"Don't lump me in with that lot!" -- a demand made of an aunt of mine who refused to be associated with any kind of collective. She immediately came to mind when I was listening to a radio program about public health care.

The caller-in was admonishing an earlier caller who had been a little fulsome in her praise for Medicare. He contemptuously dismissed the argument that the public health care system will be jeopardized if private clinics are allowed to infiltrate it. Rather, he advocated that the public system should be more flexible by allowing private health clinics into a system which is foundering because the government cannot sustain the rising costs of covering medical care for "just" anyone and everyone.

The host suggested that all things considered, the public system has never proved to be more costly than maintaining a private system. The caller said that this kind of claim was "predictable," and went on to make his main point which was that to impose universal health care on the population as a whole is a denial of the individual's right to the freedom of choice. Ah! There it is! The caller does not wish to be a member of any plan which includes the lumpenproletariat, the have-nots, those on the dole (welfare), the tin-cup crowd (panhandlers), or the line-ups for handouts. He does not want to be in community with those for whom the freedom of choice means absolutely nothing because it doesn't exist for them.

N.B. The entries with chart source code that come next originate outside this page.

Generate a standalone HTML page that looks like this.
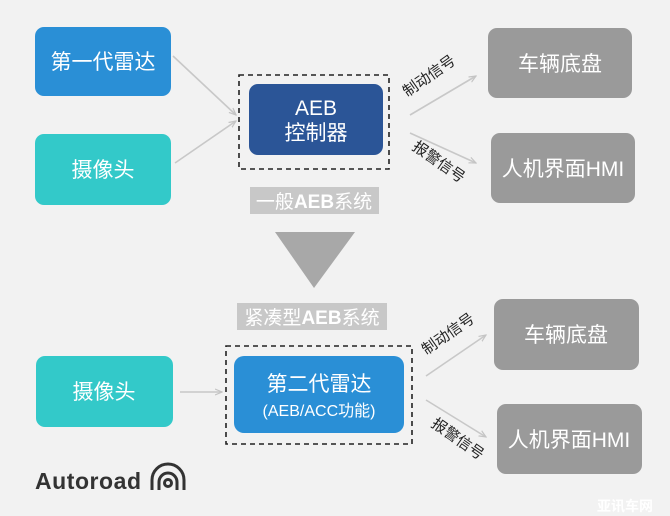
<!DOCTYPE html>
<html><head><meta charset="utf-8"><style>
html,body{margin:0;padding:0;background:#f2f2f2;}
svg{display:block;}
text{font-family:"Liberation Sans","Noto Sans CJK SC",sans-serif;}
</style></head><body>
<svg width="670" height="516" viewBox="0 0 670 516" xmlns="http://www.w3.org/2000/svg">
<defs><marker id="a" markerWidth="8" markerHeight="8" refX="7" refY="4" orient="auto" markerUnits="userSpaceOnUse"><path d="M0,1 L7,4 L0,7" fill="none" stroke="#c4c4c4" stroke-width="1.2"/></marker></defs>
<rect width="670" height="516" fill="#f2f2f2"/>
<g stroke="#c8c8c8" stroke-width="1.6" marker-end="url(#a)">
<line x1="173" y1="56" x2="236" y2="115"/>
<line x1="175" y1="163" x2="236" y2="121"/>
<line x1="410" y1="115" x2="476" y2="76"/>
<line x1="410" y1="133" x2="476" y2="163"/>
<line x1="180" y1="392" x2="222" y2="392"/>
<line x1="426" y1="376" x2="486" y2="335"/>
<line x1="426" y1="400" x2="486" y2="437"/>
</g>
<g font-size="21" fill="#fff" text-anchor="middle">
<rect x="35" y="27" width="136" height="69" rx="9" fill="#2a8fd6"/><text x="103" y="69">第一代雷达</text>
<rect x="35" y="134" width="136" height="71" rx="9" fill="#33c9c9"/><text x="103" y="177">摄像头</text>
<rect x="239" y="75" width="150" height="94" fill="none" stroke="#222" stroke-width="1.6" stroke-dasharray="5,4"/>
<rect x="249" y="84" width="134" height="71" rx="9" fill="#2b5597"/><text x="316" y="115">AEB</text><text x="316" y="140">控制器</text>
<rect x="488" y="28" width="144" height="70" rx="9" fill="#9a9a9a"/><text x="560" y="71">车辆底盘</text>
<rect x="491" y="133" width="144" height="70" rx="9" fill="#9a9a9a"/><text x="563" y="176">人机界面HMI</text>
<rect x="250" y="187" width="129" height="27" fill="#c8c8c8"/><text x="314" y="208" font-size="19">一般<tspan font-weight="bold">AEB</tspan>系统</text>
<polygon points="275,232 355,232 314,288" fill="#a8a8a8"/>
<rect x="237" y="303" width="150" height="27" fill="#c8c8c8"/><text x="312" y="324" font-size="19">紧凑型<tspan font-weight="bold">AEB</tspan>系统</text>
<rect x="36" y="356" width="137" height="71" rx="9" fill="#33c9c9"/><text x="104" y="399">摄像头</text>
<rect x="226" y="346" width="186" height="98" fill="none" stroke="#222" stroke-width="1.6" stroke-dasharray="5,4"/>
<rect x="234" y="356" width="170" height="77" rx="10" fill="#2a8fd6"/><text x="319" y="391">第二代雷达</text><text x="319" y="416" font-size="16">(AEB/ACC功能)</text>
<rect x="494" y="299" width="145" height="71" rx="9" fill="#9a9a9a"/><text x="566" y="342">车辆底盘</text>
<rect x="497" y="404" width="145" height="70" rx="9" fill="#9a9a9a"/><text x="569" y="447">人机界面HMI</text>
</g>
<g font-size="15" fill="#222" text-anchor="middle">
<text transform="translate(432,80) rotate(-35)">制动信号</text>
<text transform="translate(436,166) rotate(35)">报警信号</text>
<text transform="translate(451,338) rotate(-35)">制动信号</text>
<text transform="translate(455,443) rotate(35)">报警信号</text>
</g>
<text x="35" y="489" font-size="23" font-weight="bold" fill="#333" textLength="106">Autoroad</text>
<g fill="none" stroke="#333" stroke-width="3">
<path d="M152,490 V480 a16,16 0 0 1 32,0 V490"/>
<path d="M159,490 V482 a9,9 0 0 1 18,0 V490"/>
<circle cx="168" cy="483" r="3.5"/>
</g>
<text x="625" y="511" font-size="14" font-weight="bold" fill="#fff" text-anchor="middle">亚讯车网</text>
</svg>
</body></html>
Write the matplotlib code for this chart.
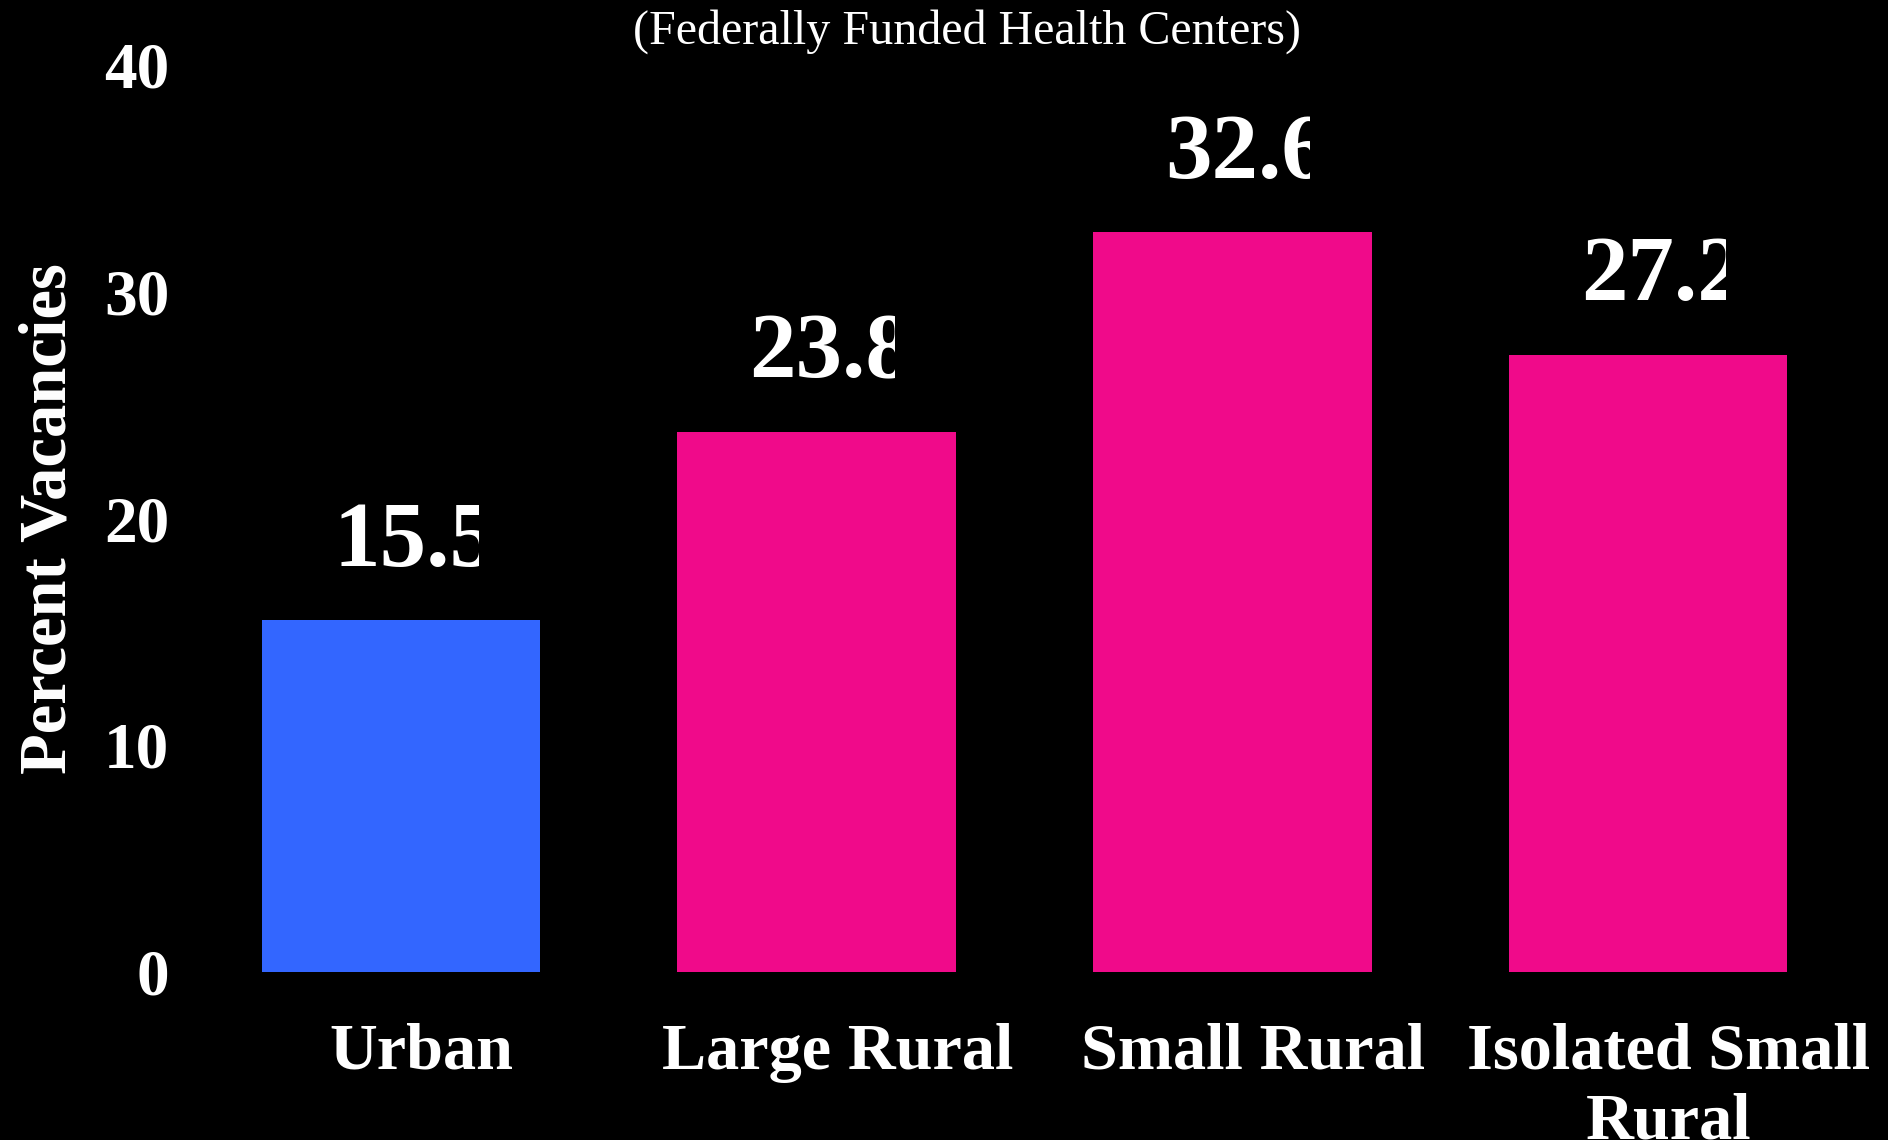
import matplotlib
matplotlib.use("Agg")
import matplotlib.pyplot as plt
from matplotlib.transforms import Bbox, TransformedBbox

categories = ["Urban", "Large Rural", "Small Rural", "Isolated Small\nRural"]
values = [15.5, 23.8, 32.6, 27.2]
colors = ["#3366FF", "#F00A8A", "#F00A8A", "#F00A8A"]
yticks = [0, 10, 20, 30, 40]

plt.rcParams["font.family"] = ["Liberation Serif", "DejaVu Serif"]

fig = plt.figure(figsize=(18.88, 11.40), dpi=100, facecolor="black")
ax = fig.add_axes([0.1022, 0.1478, 0.8808, 0.7955])
ax.set_facecolor("black")

x = list(range(len(categories)))
ax.bar(x, values, width=0.67, color=colors)

# value labels, clipped on the right like the original text boxes
for xi, v in zip(x, values):
    t = ax.text(xi + 0.035, v + 2.4, f"{v:.1f}", ha="center", va="baseline",
                color="white", fontsize=67, fontweight="bold", clip_on=True)
    box = Bbox([[xi - 0.5, v], [xi + 0.188, v + 12]])
    t.set_clip_box(TransformedBbox(box, ax.transData))

ax.set_xlim(-0.5, 3.5)
ax.set_ylim(0, 40)
ax.set_yticks(yticks)
ax.set_yticklabels([str(t) for t in yticks], fontsize=47, fontweight="bold",
                   color="white")
ax.set_xticks([xi + 0.05 for xi in x])
ax.set_xticklabels(categories, fontsize=47.7, fontweight="bold", color="white",
                   linespacing=1.2)
ax.tick_params(axis="both", length=0)
ax.tick_params(axis="y", pad=17)
ax.tick_params(axis="x", pad=37)
for s in ax.spines.values():
    s.set_visible(False)

ax.set_ylabel("Percent Vacancies", fontsize=48, fontweight="bold",
              color="white")
ax.yaxis.set_label_coords(-0.068, 0.5)

fig.text(0.512, 0.962, "(Federally Funded Health Centers)", ha="center",
         va="baseline", fontsize=34.6, color="white")

fig.savefig("out.png", dpi=100, facecolor="black")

Another expression which would probably not go down too well with him is "common good." I used it recently during the last election when I asked a question at an all candidates' meeting. A woman in the audience countered my question by asking another one which she prefaced with the statement that she rejected the idea of common good because she did not consider herself "common" and she would choose to whom she would be good.
 
Public health care is a great equalizer, but it does not presuppose an absence of differences between persons or social groups. It simply exposes our universal vulnerability to illness and requires that we assume responsibility for universal health care.